From Milk to Megastars: How Glastonbury Became Britain’s Greatest Party

17 Jun 2020

Photo credit: Emily Eavis

Around mystical places you’ll often hear the phrase “there’s something in the water”, but at Glastonbury there’s something in the earth. Something beats and pulses down there in the mud, an immortal energy that has been fuelling Britain’s biggest music festival for 50 years. Since those early days in the 70s when only 1,500 came for what was essentially a farm rave, the festival has grown into a global summit of arts and creativity attracting over 200,000 revellers. As the Rolling Stones, Jay Z and Florence & The Machine will attest, headlining this event has become a rite of passage for the biggest stars on the planet.

In the year that it would have been celebrating its 50th birthday, it’s worth reflecting on what makes Glastonbury such an esoteric dreamland. For instance: do you know Michael Eavis spent the four months after 1970’s festival frantically selling milk to pay off the £400 he’d promised the glam rock icons T Rex? “The sun was setting behind the stage, which was up at the top of the farm back then and was held together by string and twine,” Eavis told the NME in 2019. “[Marc Bolan] came in and did the ultimate rock’n’roll gig. He was so professional, which was such a contrast to what we were doing – he wasn’t put off by the fact we didn’t know what we were doing, just dairy farmers having a bit of a party.” The evening concluded, according to Eavis, with Bolan perched on a hay bale singing “Debora”, while a group of Hell’s Angels ran off with the ox-roast.

By 1971, Glastonbury had changed more into what we know of it today. An early iteration of the Pyramid Stage was built, and a culture was forming: a free love thirst for never ending parties and the best new music. 12,000 people arrived that year to see a pre-Ziggy Stardust David Bowie perform a show that illustrated how his sound was gradually transforming from 60s rock n roll into something far more arty, abstract and pop-leaning.
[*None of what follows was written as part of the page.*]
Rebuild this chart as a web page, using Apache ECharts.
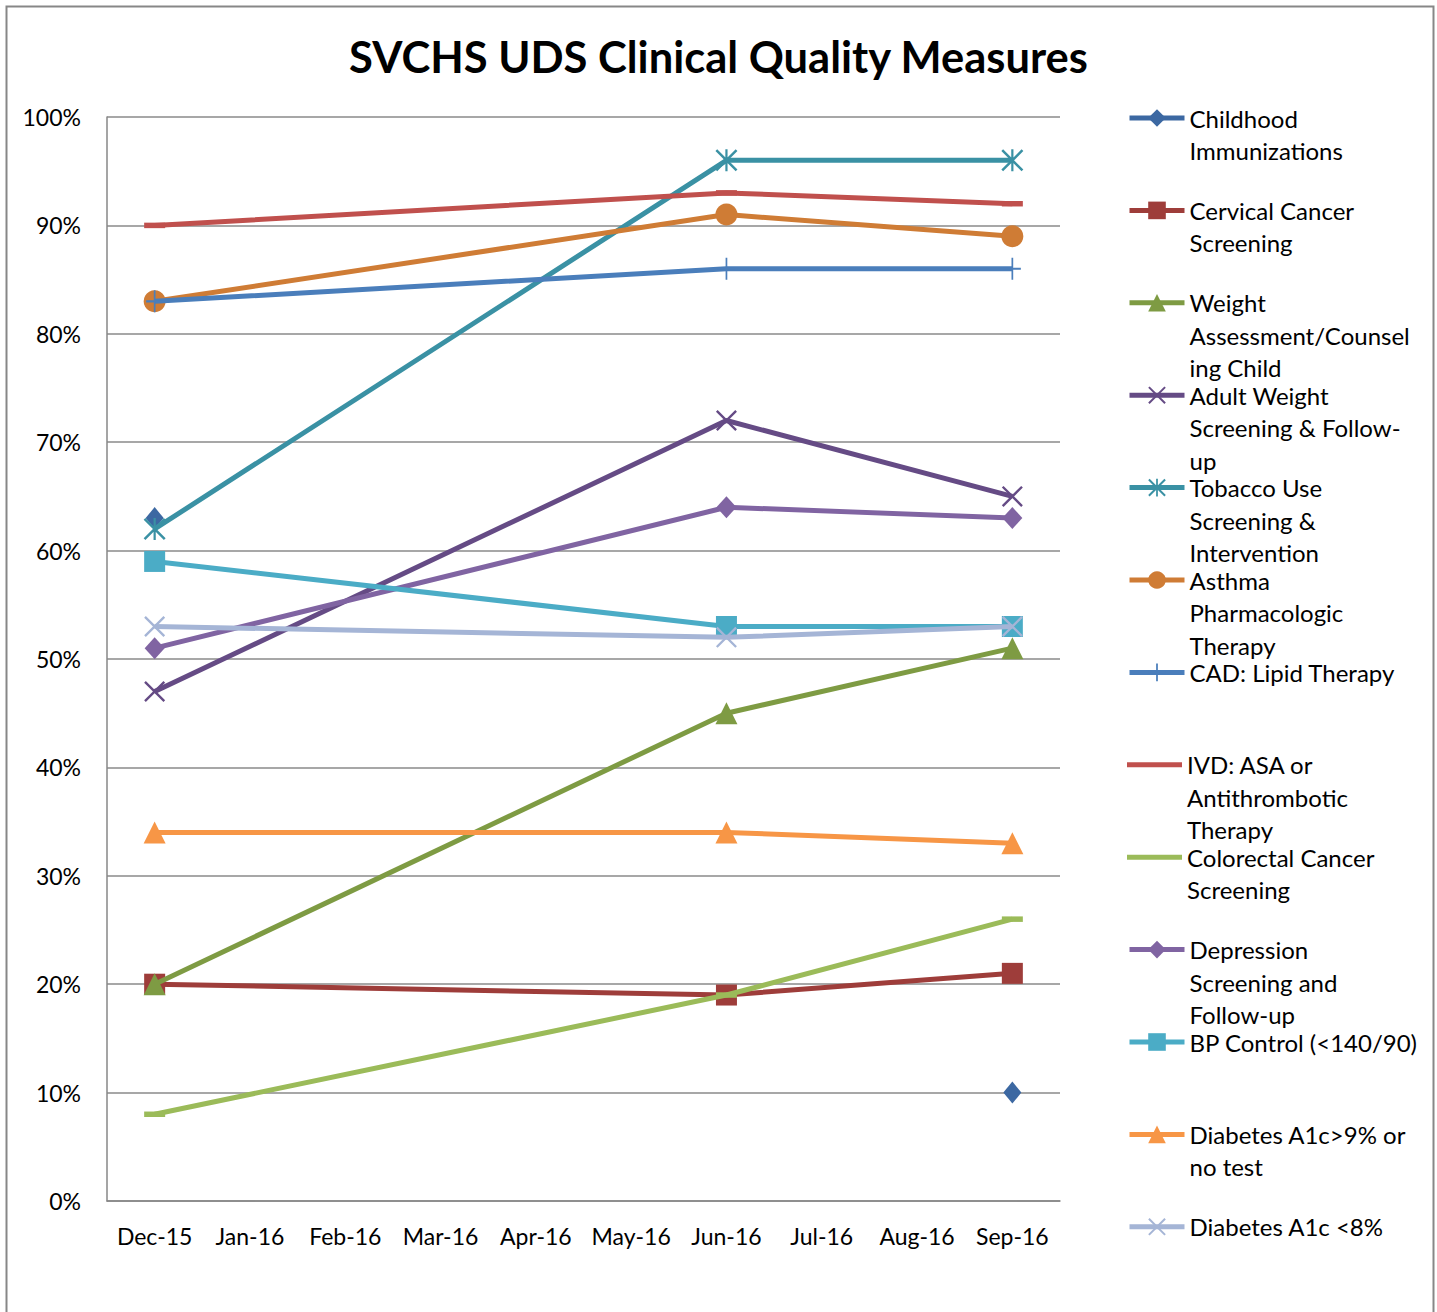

From those bolshy beginnings the festival went from strength to strength. It’s hard to look at the line-up in 1994 and believe it actually happened. On the NME stage alone that day, a consecutive run of bands included Oasis, Pulp, Radiohead, Blur and Spiritualized. Oasis had only released two singles at the time, and there wasn’t even a second microphone for Noel so he had to walk over to Liam’s whenever he wanted to talk or sing. “Ahh Pulp,” wrote a journalist for cult music magazine Melody Maker straight after seeing the Sheffield band perform that day, “the gently droll Jarvis Cocker sits on the edge of the stage, swings his pants and tells bad jokes, and their punch-drunk pop is as quietly glorious as ever.”

Following that performance in 1994, Pulp went on to become household names, releasing the album Different Class which went on to define the Britpop sound and win the Mercury Prize. They weren’t the only band to break their teeth and ascend to greatness following a rousing performance down in Somerset. The festival has a reputation for championing new music and launching careers. A year earlier, in 1993: The Verve had only released their debut album (A Storm in Heaven) three days before playing at Glastonbury for the first time. It was their biggest introduction to the UK music scene yet. “All I remember is just the rush,” said Richard Ashcroft, “the adrenaline, it was definitely the biggest crowd that I’d ever looked out on.”

Name a Glastonbury performer whose venomous behaviour resulted in him being carried away by security amidst a chorus of boos? Bobby Gillespie. Name a Glastonbury performer who upstaged the Rolling Stones with one of the greatest Pyramid Stage performances of all time? Bobby Gillespie. The Primal Scream frontman turned apoplectic during their slot in 2005, when he called the crowd a “bunch of f*cking hippies” and threw his mic at them. But in 2013, they returned to make amends, delivering a riotous two hour rock’n’roll rave for the history books. "F*cking amazing, wasn't it," he smiled at the end. After that came the aforementioned Rolling Stones, finally performing a headline slot at Glastonbury a whole 51 years since their formation. There might have only been 1,500 people at the first Glastonbury in 1970, but 2.5 million viewers tuned into the BBC that night to watch Jagger et al perform live.

Photo credit: Glastonbury Festival

And that’s kinda the magic of what Eavis has created: the magnetism. Glastonbury draws you to it, like a beacon. And even if you can’t get a ticket, you can’t help but witness it, through television or radio or the small clips that break the internet each night it’s on and for months afterwards. Every single year it feels like history has been made. God knows what Eavis and his family will come up with next.